Posted on entry "Radical Presentism" ::: November 04, 2009, 01:57 PM:
Zander, #4:

It says: if you are going to do something, take responsibility for it. Do not go Ooh Ick and run away, do not blame your creation for your bad workmanship, do not pretend that it wasn't you, and damn well carry it through to the end. None of the troubles that Frankenstein suffers stem from the fact that he created a man; all of them stem from the fact that he then abandoned it because it wasn't as pretty as he wanted it to be.


I know you were giving your perspective on Shelley and Frankenstein (for which, kudos!), but it occurs to me that this is you are also talking about the presidential administration of George W. Bush, too.
Posted on entry Good listener ::: November 01, 2008, 11:52 AM:
Earlier this year, I read Terkel's Hard Times,. When the market tanked, I plugged the book on both my sites; it's an excellent collection of recollections of The Great Depression.

Two striking things about Hard Times: The vividness of the memories of those who went through that time period. I was born 30 years after the market crash, so "the Depression" has always been there, but been remote to me. No more. Now it's immediate and visceral.

Second, the variety of people he interviewed. Terkel didn't set out to interview a subset of people to support a narrow thesis about what that decade meant.

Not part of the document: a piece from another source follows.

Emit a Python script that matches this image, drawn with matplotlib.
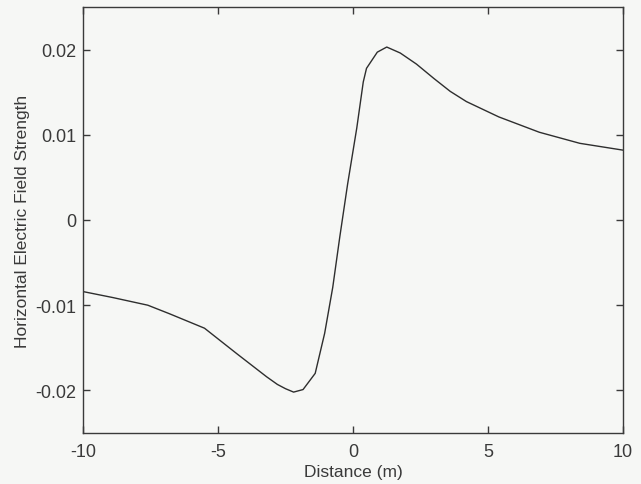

He went wide, in order to say, "here's what happened." Contradictions abound: investors who lost it all in the crash, investors who managed to sell off before the crash, the destitute who were grateful for government assistance, destitute who refused government assistance, the creators of the government assistance programs, well-off people who despised government assistance, farmers who helped one another in the farming mortgage protests, and a guy at the Public Works Administration who saw the photos of Dorothea Lange and recognized the negatives had to be protected from political whims and preserved for posterity. Yes, and more (sorry, it sounds like marketese bullet points, but the vastness of the collection of voices really is "...and more!")

Hope Dies Last is a collection of interviews with politically active people; it's from reading that work that I made my first acquaintance with community organizers, before the current election brought the job title to the fore.
Posted on entry The Internet, finder of lost things ::: July 23, 2008, 12:31 PM:
Oh, my. I see I've discovered this thread a couple of days after it was begun.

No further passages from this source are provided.